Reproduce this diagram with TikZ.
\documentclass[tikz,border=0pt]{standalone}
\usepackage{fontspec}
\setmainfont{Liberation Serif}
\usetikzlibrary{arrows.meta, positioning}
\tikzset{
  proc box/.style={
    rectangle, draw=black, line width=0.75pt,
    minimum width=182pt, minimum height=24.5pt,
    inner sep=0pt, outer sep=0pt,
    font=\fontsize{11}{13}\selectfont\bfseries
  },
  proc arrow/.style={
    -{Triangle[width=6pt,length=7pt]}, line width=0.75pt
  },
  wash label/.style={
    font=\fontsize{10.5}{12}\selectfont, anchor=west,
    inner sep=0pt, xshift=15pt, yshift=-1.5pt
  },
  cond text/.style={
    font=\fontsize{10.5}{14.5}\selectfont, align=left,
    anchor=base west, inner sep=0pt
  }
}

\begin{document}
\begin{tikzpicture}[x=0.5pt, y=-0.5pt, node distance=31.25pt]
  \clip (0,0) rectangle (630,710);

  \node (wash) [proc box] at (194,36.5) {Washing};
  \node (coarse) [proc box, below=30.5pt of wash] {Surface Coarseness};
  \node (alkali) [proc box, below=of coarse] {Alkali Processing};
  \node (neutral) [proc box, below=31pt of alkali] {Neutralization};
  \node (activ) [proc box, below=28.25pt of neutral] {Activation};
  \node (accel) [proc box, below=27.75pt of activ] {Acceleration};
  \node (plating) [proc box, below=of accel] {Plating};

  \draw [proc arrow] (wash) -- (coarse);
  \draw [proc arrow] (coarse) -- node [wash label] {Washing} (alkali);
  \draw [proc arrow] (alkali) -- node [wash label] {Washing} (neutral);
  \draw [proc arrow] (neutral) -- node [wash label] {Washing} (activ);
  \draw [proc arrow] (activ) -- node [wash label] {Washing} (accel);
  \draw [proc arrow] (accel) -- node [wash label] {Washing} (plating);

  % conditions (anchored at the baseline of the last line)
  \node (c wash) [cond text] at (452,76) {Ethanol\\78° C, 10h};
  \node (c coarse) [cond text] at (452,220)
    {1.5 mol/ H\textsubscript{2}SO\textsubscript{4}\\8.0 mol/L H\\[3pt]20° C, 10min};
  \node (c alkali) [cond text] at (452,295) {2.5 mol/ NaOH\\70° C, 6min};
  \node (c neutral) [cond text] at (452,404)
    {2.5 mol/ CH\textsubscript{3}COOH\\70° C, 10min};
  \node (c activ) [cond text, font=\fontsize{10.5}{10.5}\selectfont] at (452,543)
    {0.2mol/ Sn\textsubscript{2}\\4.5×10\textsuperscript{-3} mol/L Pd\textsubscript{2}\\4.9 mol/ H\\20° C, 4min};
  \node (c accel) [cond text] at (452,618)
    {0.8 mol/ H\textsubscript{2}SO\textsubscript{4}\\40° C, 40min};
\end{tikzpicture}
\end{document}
————
### Task
Extract each line of the material exactly as it stands.

### Correct response
Reproduce this diagram with TikZ.
\documentclass[tikz,border=0pt]{standalone}
\usepackage{fontspec}
\setmainfont{Liberation Serif}
\usetikzlibrary{arrows.meta, positioning}
\tikzset{
  proc box/.style={
    rectangle, draw=black, line width=0.75pt,
    minimum width=182pt, minimum height=24.5pt,
    inner sep=0pt, outer sep=0pt,
    font=\fontsize{11}{13}\selectfont\bfseries
  },
  proc arrow/.style={
    -{Triangle[width=6pt,length=7pt]}, line width=0.75pt
  },
  wash label/.style={
    font=\fontsize{10.5}{12}\selectfont, anchor=west,
    inner sep=0pt, xshift=15pt, yshift=-1.5pt
  },
  cond text/.style={
    font=\fontsize{10.5}{14.5}\selectfont, align=left,
    anchor=base west, inner sep=0pt
  }
}

\begin{document}
\begin{tikzpicture}[x=0.5pt, y=-0.5pt, node distance=31.25pt]
  \clip (0,0) rectangle (630,710);

  \node (wash) [proc box] at (194,36.5) {Washing};
  \node (coarse) [proc box, below=30.5pt of wash] {Surface Coarseness};
  \node (alkali) [proc box, below=of coarse] {Alkali Processing};
  \node (neutral) [proc box, below=31pt of alkali] {Neutralization};
  \node (activ) [proc box, below=28.25pt of neutral] {Activation};
  \node (accel) [proc box, below=27.75pt of activ] {Acceleration};
  \node (plating) [proc box, below=of accel] {Plating};

  \draw [proc arrow] (wash) -- (coarse);
  \draw [proc arrow] (coarse) -- node [wash label] {Washing} (alkali);
  \draw [proc arrow] (alkali) -- node [wash label] {Washing} (neutral);
  \draw [proc arrow] (neutral) -- node [wash label] {Washing} (activ);
  \draw [proc arrow] (activ) -- node [wash label] {Washing} (accel);
  \draw [proc arrow] (accel) -- node [wash label] {Washing} (plating);

  % conditions (anchored at the baseline of the last line)
  \node (c wash) [cond text] at (452,76) {Ethanol\\78° C, 10h};
  \node (c coarse) [cond text] at (452,220)
    {1.5 mol/ H\textsubscript{2}SO\textsubscript{4}\\8.0 mol/L H\\[3pt]20° C, 10min};
  \node (c alkali) [cond text] at (452,295) {2.5 mol/ NaOH\\70° C, 6min};
  \node (c neutral) [cond text] at (452,404)
    {2.5 mol/ CH\textsubscript{3}COOH\\70° C, 10min};
  \node (c activ) [cond text, font=\fontsize{10.5}{10.5}\selectfont] at (452,543)
    {0.2mol/ Sn\textsubscript{2}\\4.5×10\textsuperscript{-3} mol/L Pd\textsubscript{2}\\4.9 mol/ H\\20° C, 4min};
  \node (c accel) [cond text] at (452,618)
    {0.8 mol/ H\textsubscript{2}SO\textsubscript{4}\\40° C, 40min};
\end{tikzpicture}
\end{document}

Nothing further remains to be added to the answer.